What you need to do. Only the lines between the line holding "Write the seaborn" and the line holding "import seaborn as sns", both of those included, should be copied exactly; drop the pictures.

===============

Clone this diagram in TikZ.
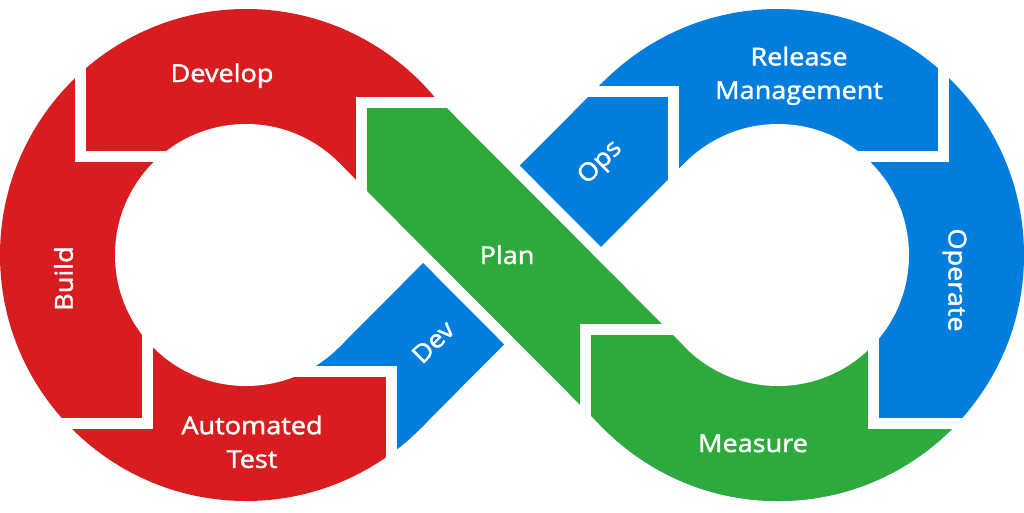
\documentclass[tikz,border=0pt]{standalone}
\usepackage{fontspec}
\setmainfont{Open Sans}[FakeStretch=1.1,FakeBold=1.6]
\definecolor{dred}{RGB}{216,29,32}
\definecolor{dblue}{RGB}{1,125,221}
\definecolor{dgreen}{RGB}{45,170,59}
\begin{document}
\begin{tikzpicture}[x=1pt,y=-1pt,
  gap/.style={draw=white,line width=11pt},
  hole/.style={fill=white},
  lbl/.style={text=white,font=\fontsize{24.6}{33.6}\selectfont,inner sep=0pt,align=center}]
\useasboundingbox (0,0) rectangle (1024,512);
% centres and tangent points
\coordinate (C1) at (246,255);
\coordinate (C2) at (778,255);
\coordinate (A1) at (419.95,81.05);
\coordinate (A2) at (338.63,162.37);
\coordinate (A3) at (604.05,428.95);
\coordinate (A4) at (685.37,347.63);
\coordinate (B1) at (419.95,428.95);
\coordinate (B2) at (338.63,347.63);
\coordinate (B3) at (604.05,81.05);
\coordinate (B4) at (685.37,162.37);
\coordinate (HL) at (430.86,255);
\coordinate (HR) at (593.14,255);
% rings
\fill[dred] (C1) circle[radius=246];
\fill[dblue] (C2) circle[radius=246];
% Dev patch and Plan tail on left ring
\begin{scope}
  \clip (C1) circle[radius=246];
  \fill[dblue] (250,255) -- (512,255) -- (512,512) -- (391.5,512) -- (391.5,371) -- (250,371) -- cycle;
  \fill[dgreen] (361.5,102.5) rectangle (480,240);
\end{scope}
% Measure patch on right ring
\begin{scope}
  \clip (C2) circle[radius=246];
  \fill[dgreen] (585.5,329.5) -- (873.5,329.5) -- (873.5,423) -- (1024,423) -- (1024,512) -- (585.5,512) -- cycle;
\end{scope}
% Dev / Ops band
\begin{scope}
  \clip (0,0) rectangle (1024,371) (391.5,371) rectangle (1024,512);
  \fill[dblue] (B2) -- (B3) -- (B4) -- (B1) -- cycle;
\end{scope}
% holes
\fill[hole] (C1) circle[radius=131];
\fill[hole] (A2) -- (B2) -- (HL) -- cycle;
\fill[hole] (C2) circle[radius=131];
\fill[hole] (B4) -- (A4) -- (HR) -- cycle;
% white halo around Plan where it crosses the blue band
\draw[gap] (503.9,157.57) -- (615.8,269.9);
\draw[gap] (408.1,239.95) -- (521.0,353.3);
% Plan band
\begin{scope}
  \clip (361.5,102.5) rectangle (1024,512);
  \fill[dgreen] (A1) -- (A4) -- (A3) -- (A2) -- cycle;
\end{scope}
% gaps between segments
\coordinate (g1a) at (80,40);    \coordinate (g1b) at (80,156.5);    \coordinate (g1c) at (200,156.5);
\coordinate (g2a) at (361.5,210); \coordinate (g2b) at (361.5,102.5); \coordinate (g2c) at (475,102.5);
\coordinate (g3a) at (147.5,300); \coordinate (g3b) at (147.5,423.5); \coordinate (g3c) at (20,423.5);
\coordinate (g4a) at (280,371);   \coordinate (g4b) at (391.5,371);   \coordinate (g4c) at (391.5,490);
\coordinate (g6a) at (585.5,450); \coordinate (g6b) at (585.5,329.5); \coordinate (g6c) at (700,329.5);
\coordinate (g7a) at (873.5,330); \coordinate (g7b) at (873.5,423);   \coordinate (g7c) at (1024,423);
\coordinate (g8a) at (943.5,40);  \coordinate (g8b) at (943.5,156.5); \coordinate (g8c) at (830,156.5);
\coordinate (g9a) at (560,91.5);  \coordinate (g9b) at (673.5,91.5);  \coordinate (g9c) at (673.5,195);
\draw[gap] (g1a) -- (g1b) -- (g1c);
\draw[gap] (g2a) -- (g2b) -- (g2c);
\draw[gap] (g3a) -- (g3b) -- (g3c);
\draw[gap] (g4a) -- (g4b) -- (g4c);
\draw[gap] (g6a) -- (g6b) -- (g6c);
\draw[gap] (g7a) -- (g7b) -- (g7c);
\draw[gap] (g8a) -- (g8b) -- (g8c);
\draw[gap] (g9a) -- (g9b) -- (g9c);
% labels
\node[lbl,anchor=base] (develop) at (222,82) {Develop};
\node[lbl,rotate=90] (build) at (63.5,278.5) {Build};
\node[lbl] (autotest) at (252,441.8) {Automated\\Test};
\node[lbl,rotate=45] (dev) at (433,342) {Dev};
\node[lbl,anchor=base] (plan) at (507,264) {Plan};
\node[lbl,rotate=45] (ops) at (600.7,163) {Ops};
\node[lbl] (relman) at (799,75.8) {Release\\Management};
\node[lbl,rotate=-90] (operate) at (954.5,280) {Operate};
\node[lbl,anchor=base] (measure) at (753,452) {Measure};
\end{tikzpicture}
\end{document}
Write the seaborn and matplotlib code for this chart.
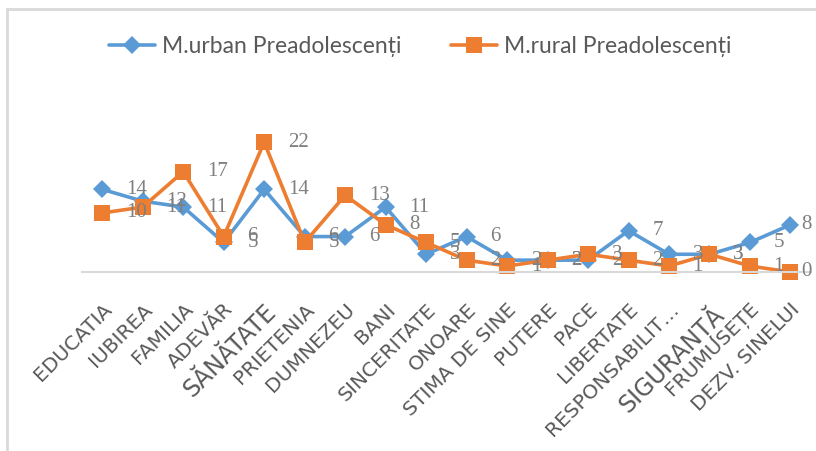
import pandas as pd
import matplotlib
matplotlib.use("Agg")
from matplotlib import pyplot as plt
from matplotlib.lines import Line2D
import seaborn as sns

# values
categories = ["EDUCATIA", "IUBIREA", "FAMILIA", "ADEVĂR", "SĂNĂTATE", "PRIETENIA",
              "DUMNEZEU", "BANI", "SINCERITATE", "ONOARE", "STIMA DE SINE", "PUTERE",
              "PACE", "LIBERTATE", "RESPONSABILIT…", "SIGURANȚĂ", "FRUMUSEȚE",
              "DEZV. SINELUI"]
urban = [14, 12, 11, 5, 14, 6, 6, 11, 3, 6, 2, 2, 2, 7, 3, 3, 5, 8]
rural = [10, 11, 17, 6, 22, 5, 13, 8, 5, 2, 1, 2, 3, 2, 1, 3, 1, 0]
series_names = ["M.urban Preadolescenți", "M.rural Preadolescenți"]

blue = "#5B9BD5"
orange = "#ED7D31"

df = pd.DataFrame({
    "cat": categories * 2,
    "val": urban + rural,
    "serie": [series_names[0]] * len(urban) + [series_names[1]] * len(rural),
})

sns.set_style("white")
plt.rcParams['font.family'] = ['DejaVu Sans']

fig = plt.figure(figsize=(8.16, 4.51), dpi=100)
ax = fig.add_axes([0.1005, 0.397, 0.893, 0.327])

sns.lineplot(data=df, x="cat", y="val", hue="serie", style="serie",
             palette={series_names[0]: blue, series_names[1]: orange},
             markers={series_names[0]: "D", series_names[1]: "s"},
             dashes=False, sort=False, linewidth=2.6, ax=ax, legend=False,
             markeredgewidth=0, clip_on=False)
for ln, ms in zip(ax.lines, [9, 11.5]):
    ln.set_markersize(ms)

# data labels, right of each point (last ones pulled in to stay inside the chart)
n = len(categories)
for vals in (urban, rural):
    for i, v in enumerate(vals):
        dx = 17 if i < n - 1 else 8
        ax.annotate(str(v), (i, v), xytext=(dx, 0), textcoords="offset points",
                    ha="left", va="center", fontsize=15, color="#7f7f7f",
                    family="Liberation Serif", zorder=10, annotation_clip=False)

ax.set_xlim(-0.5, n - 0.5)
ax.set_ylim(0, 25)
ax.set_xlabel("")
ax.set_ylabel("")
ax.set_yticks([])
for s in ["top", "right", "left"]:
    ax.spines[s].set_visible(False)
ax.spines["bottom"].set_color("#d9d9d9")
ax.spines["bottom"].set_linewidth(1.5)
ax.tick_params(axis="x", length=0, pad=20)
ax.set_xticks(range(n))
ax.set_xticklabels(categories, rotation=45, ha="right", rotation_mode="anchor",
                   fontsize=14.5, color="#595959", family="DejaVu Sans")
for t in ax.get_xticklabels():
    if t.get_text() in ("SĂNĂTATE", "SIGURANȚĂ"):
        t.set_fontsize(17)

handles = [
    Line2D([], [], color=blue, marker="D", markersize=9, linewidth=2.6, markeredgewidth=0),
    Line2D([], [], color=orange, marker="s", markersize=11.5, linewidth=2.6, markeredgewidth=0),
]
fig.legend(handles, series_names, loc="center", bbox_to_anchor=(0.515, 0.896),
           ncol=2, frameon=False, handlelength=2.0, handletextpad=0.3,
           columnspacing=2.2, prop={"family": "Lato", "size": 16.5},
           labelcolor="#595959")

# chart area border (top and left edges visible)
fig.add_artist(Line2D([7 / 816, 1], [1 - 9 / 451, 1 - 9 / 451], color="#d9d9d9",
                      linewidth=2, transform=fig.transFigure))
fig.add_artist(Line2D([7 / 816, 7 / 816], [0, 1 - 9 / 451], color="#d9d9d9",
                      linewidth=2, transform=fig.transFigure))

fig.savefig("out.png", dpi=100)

===============

Task result.
Write the seaborn and matplotlib code for this chart.
import pandas as pd
import matplotlib
matplotlib.use("Agg")
from matplotlib import pyplot as plt
from matplotlib.lines import Line2D
import seaborn as sns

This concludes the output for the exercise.